-- start of DATA ROWS --

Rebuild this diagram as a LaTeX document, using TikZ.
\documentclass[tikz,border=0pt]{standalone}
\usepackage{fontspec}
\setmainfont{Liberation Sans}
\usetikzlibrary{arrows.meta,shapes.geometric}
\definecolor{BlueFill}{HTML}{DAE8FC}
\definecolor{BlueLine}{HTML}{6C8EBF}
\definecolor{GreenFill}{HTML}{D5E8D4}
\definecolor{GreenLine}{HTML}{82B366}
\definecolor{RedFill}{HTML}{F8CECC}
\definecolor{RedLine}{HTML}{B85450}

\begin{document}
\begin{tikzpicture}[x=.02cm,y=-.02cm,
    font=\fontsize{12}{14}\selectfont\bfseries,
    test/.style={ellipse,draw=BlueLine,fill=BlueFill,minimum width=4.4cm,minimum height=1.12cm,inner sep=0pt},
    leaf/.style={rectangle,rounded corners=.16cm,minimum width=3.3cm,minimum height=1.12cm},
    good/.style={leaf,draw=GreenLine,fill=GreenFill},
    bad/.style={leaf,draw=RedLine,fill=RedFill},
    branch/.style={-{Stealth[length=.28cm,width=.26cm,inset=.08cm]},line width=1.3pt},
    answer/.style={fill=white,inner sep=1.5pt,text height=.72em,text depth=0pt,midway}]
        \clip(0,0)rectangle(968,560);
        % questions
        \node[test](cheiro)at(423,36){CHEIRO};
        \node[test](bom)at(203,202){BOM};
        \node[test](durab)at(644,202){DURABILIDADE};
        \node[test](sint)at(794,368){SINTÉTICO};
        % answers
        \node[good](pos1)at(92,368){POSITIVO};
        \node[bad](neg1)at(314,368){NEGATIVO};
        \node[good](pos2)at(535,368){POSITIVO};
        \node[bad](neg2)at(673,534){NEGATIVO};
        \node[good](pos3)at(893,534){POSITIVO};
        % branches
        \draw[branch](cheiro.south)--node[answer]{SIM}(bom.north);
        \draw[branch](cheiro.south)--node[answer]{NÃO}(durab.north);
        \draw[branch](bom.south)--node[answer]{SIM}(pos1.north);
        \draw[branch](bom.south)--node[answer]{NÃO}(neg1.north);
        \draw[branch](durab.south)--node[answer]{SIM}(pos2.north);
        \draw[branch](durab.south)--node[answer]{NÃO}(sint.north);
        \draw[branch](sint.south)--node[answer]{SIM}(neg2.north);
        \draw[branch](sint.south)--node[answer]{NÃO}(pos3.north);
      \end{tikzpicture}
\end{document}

-- end of DATA ROWS --
-- start of DATA ROWS --

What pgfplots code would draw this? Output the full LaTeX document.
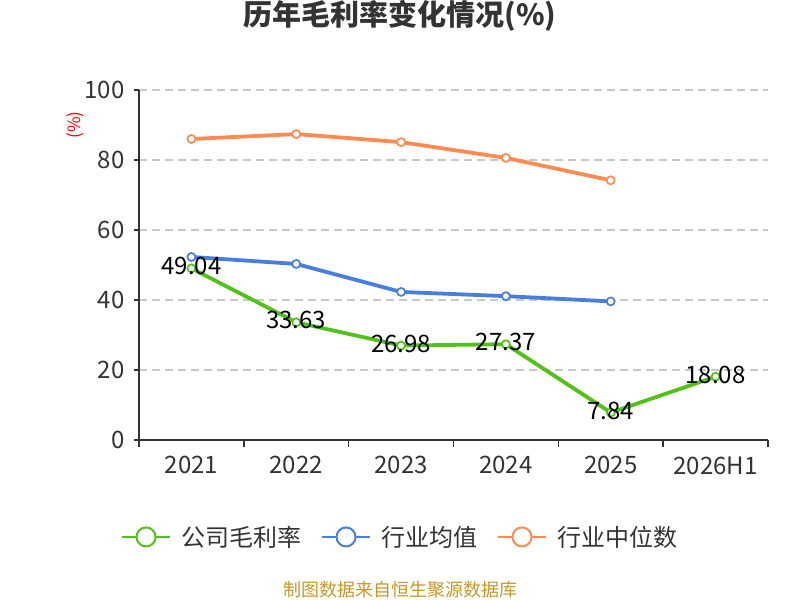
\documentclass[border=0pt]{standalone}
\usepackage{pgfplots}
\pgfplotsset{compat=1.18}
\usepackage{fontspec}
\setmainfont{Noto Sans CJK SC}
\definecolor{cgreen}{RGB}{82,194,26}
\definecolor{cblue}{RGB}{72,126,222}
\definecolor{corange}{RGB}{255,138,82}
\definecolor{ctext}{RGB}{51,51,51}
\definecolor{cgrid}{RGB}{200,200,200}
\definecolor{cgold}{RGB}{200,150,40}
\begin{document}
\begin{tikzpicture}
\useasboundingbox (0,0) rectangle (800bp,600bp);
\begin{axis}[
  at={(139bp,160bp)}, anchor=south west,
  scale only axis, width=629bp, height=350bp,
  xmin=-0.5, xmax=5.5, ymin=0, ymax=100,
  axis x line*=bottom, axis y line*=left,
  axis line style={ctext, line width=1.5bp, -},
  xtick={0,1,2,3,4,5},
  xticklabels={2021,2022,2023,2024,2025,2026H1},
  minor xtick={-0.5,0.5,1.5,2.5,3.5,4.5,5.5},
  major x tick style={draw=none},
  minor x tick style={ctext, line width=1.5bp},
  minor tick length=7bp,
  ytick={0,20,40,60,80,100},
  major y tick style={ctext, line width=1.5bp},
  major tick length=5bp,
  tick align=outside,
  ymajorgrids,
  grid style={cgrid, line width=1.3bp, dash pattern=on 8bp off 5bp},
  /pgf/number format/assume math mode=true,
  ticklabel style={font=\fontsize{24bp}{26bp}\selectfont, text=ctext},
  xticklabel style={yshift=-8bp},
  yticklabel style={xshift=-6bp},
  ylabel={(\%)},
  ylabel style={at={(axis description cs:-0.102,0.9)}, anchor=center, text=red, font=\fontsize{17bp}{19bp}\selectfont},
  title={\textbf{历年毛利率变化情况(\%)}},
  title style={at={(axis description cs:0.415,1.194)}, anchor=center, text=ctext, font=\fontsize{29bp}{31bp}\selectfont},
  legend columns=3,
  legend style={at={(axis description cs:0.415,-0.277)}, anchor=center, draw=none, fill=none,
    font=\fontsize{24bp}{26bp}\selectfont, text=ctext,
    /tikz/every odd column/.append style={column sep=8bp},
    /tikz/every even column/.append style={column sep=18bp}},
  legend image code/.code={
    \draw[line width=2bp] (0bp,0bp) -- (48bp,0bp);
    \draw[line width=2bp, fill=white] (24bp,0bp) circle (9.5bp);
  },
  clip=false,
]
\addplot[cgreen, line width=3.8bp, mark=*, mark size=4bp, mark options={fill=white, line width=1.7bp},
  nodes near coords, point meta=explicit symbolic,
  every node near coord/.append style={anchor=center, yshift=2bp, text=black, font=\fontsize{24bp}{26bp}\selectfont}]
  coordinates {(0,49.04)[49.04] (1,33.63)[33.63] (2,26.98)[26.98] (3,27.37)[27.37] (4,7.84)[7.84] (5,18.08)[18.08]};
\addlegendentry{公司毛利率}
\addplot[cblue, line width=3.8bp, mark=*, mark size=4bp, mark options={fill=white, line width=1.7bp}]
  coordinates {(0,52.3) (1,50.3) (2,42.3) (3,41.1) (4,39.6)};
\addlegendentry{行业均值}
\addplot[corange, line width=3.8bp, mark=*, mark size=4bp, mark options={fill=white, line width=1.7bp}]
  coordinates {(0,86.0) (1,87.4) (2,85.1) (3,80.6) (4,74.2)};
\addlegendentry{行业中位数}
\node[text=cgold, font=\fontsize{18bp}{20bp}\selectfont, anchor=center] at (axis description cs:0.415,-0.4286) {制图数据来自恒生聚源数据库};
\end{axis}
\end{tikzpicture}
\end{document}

-- end of DATA ROWS --

PROBLEM DESCRIPTION | Write only the number of lines in the records that include the word "LaTeX".

RESULT OF THIS TASK | 2